Yeah, all vacuum cleaners. Vacuum cleaners through distortion pedals.
If we do an all vacuum cleaner band it’ll be great if my hands were chopped off. I’ll just hit the little button with my head or my elbows.
You know reportedly that’s how KMFDM started actually.
Vacuum cleaner band?
Vacuum cleaner band. Quite literally. Distortion pedals and vacuum cleaners.
That’s very Neubauten of them.
Yeah right, I mean, it makes sense.
I wonder how Neubauten feels about KMFDM.
Well they worked together a little bit. F.M. Einheit would do some stuff with them occasionally.
So they got the Neubauten seal of approval.
Then again, if you really listen to what Neubauten does and then you see what KMFDM does. Neubauten would probably never trouble themselves with something that middle of the road. And I love KMFDM, but that’s the truth, Neubauten is there own world of noise and sound architecture.
We are artists. We are artists who make sounds. We are different. You don’t understand. That’s my Blixa impression.
Everyone keeps asking me this. Whenever we’re reporting on The Dresden Dolls, at some point are you going to do anything more with The Dresden Dolls? I know you had the little reunion tour the other year.
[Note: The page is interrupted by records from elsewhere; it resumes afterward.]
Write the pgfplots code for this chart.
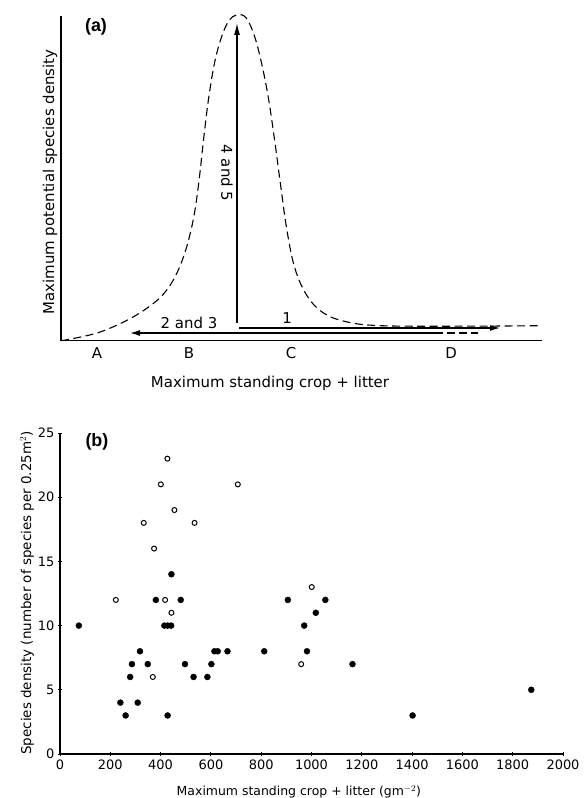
\documentclass[border=0pt]{standalone}
\usepackage{fontspec}
\setmainfont{DejaVu Sans}
\newfontfamily\arialfont{Liberation Sans}
\usepackage{pgfplots}
\pgfplotsset{compat=1.18}
\usetikzlibrary{arrows.meta}
\begin{document}
\begin{tikzpicture}
\useasboundingbox (0,0) rectangle (586bp,798bp);
% ---------------- panel (a) ----------------
\begin{scope}[xshift=61bp, yshift=457.3bp]
\begin{axis}[anchor=south west, scale only axis,
  width=480.5bp, height=324.7bp,
  xmin=0, xmax=480.5, ymin=0, ymax=324.7,
  axis x line=bottom, axis y line=left,
  axis line style={-, line width=1.2pt},
  xtick=\empty, ytick=\empty, clip=false]
\addplot[smooth, tension=0.6, dash pattern=on 8bp off 4.5bp, line width=1.1pt] coordinates {
 (0,0) (14,2.5) (40,9) (69,22) (92,37) (106,51) (117,70) (126,95)
 (133,125) (138,160) (143,205) (148,245) (154,280) (161,305) (168,320) (176,326) (185,323)
 (193,306) (200,280) (207,245) (213,205) (219,160) (226,110) (234,72)
 (246,45) (262,28) (285,19) (320,15) (400,14.5) (481,15)};
\addplot[line width=1.2pt, -{Latex[length=12bp,width=6bp]}] coordinates {(176,17.7) (176,317.7)};
\addplot[line width=1.2pt, -{Latex[length=10bp,width=6bp]}] coordinates {(178,12.7) (439,12.7)};
\addplot[line width=1.2pt, -{Latex[length=10bp,width=6bp]}] coordinates {(382,7.7) (69,7.7)};
\addplot[line width=1.2pt, dash pattern=on 8bp off 4bp] coordinates {(386,7.7) (417,7.7)};
\node[font=\fontsize{15}{18}\selectfont] at (axis cs:226,22.7) {1};
\node[font=\fontsize{15}{18}\selectfont] at (axis cs:128,17.7) {2 and 3};
\node[font=\fontsize{15}{18}\selectfont, rotate=-90] at (axis cs:166,167.7) {4 and 5};
\node[font=\fontsize{15}{18}\selectfont] at (axis cs:36,-12.3) {A};
\node[font=\fontsize{15}{18}\selectfont] at (axis cs:128,-12.3) {B};
\node[font=\fontsize{15}{18}\selectfont] at (axis cs:230,-12.3) {C};
\node[font=\fontsize{15}{18}\selectfont] at (axis cs:390,-12.3) {D};
\node[font=\fontsize{15}{18}\selectfont] at (axis cs:209,-42.3) {Maximum standing crop + litter};
\node[font=\fontsize{15}{18}\selectfont, rotate=90] at (axis cs:-11,158.7) {Maximum potential species density};
\node[font=\arialfont\bfseries\fontsize{18}{20}\selectfont] at (axis cs:35,313.7) {(a)};
\end{axis}
\end{scope}
% ---------------- panel (b) ----------------
\begin{scope}[xshift=60bp, yshift=44bp]
\begin{axis}[anchor=south west, scale only axis,
  width=503bp, height=321bp,
  xmin=0, xmax=2000, ymin=0, ymax=25,
  axis x line=bottom, axis y line=left,
  axis line style={-, line width=1.1pt},
  xtick={0,200,...,2000}, ytick={0,5,...,25},
  tick style={black, line width=0.9pt}, major tick length=4bp,
  tick label style={font=\fontsize{13}{15}\selectfont},
  /pgf/number format/assume math mode=true,
  /pgf/number format/1000 sep={},
  clip=false]
\addplot[only marks, mark=*, mark size=3bp, black] coordinates {
 (75,10) (381,12) (480,12) (415,10) (428,10) (442,10) (318,8) (286,7)
 (279,6) (349,7) (240,4) (309,4) (261,3) (428,3) (497,7) (531,6) (586,6)
 (602,7) (614,8) (627,8) (666,8) (812,8) (906,12) (971,10) (982,8)
 (1017,11) (1055,12) (1163,7) (1402,3) (1874,5) (443,14)};
\addplot[only marks, mark=o, mark size=2.5bp, black, line width=1pt] coordinates {
 (222,12) (418,12) (443,11) (369,6) (427,23) (401,21) (707,21) (455,19)
 (333,18) (535,18) (374,16) (1001,13) (959,7)};
\node[font=\fontsize{12.5}{14}\selectfont] at (axis cs:950,-2.96) {Maximum standing crop + litter (gm$^{-2}$)};
\node[font=\fontsize{13.5}{15}\selectfont, rotate=90] at (axis cs:-131,12.54) {Species density (number of species per 0.25m$^{2}$)};
\node[font=\arialfont\bfseries\fontsize{18}{20}\selectfont] at (axis cs:147,24.3) {(b)};
\end{axis}
\end{scope}
\end{tikzpicture}
\end{document}
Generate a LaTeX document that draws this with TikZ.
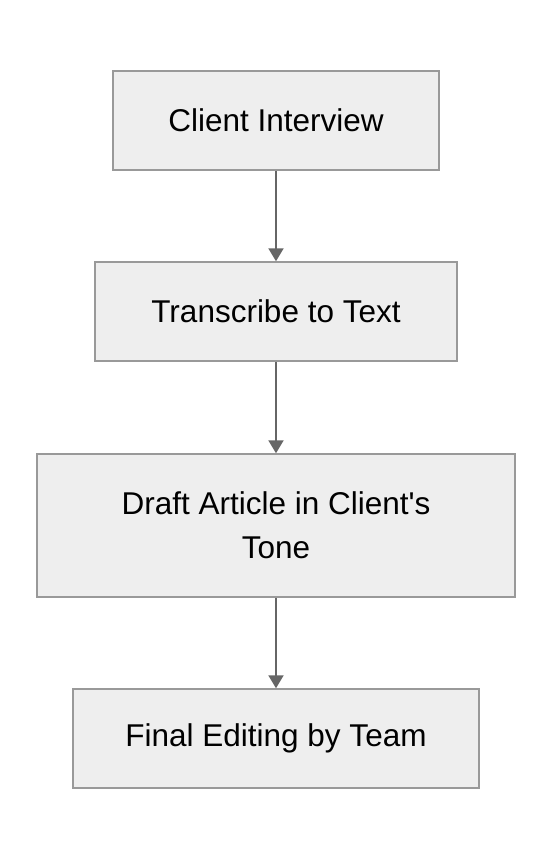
\documentclass[tikz,border=0pt]{standalone}
\usepackage{fontspec}
\setmainfont{Liberation Sans}[Ligatures=TeXOff]
\usepackage{tikz}
\usetikzlibrary{arrows.meta}
\tikzset{>={Triangle[width=15pt,length=13pt]}}
\definecolor{boxfill}{HTML}{EEEEEE}
\definecolor{boxline}{HTML}{999999}
\definecolor{arrowline}{HTML}{666666}
\tikzset{stepbox/.style={draw=boxline, fill=boxfill, line width=1.5pt, inner sep=0pt,
    font=\fontsize{31.5}{44}\selectfont, align=center}}

\begin{document}
\begin{tikzpicture}[x=1pt,y=-1pt]
    \useasboundingbox[fill=white] (0,0) rectangle (552,860);

    \node[stepbox, minimum width=326pt, minimum height=99pt] (interview) at (276,120.5) {Client Interview};
    \node[stepbox, minimum width=362pt, minimum height=99pt] (transcribe) at (276,311.5) {Transcribe to Text};
    \node[stepbox, minimum width=478pt, minimum height=143pt] (draft) at (276,525.5) {Draft Article in Client's\\Tone};
    \node[stepbox, minimum width=406pt, minimum height=99pt] (editing) at (276,738.5) {Final Editing by Team};

    \draw[->, arrowline, line width=2pt] (interview) -- (transcribe);
    \draw[->, arrowline, line width=2pt] (transcribe) -- (draft);
    \draw[->, arrowline, line width=2pt] (draft) -- (editing);
\end{tikzpicture}
\end{document}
Uh, yeah. I mean we’ve continued to tour and we probably still will, because we love playing with each other. Whether we’ll make more recordings… is… it’s possible. It would be complicated. We still have complications with our label that we would have to sort out. But you know, I’ve enjoyed the perspective of playing with other people and returning to Brian and going like ,”Oh. The Dresden Dolls is a specific thing. It’s like this. It’s like this over here and like this over here.” There’s no denying that what Brian and I do, is, there’s just nothing else like it, at all.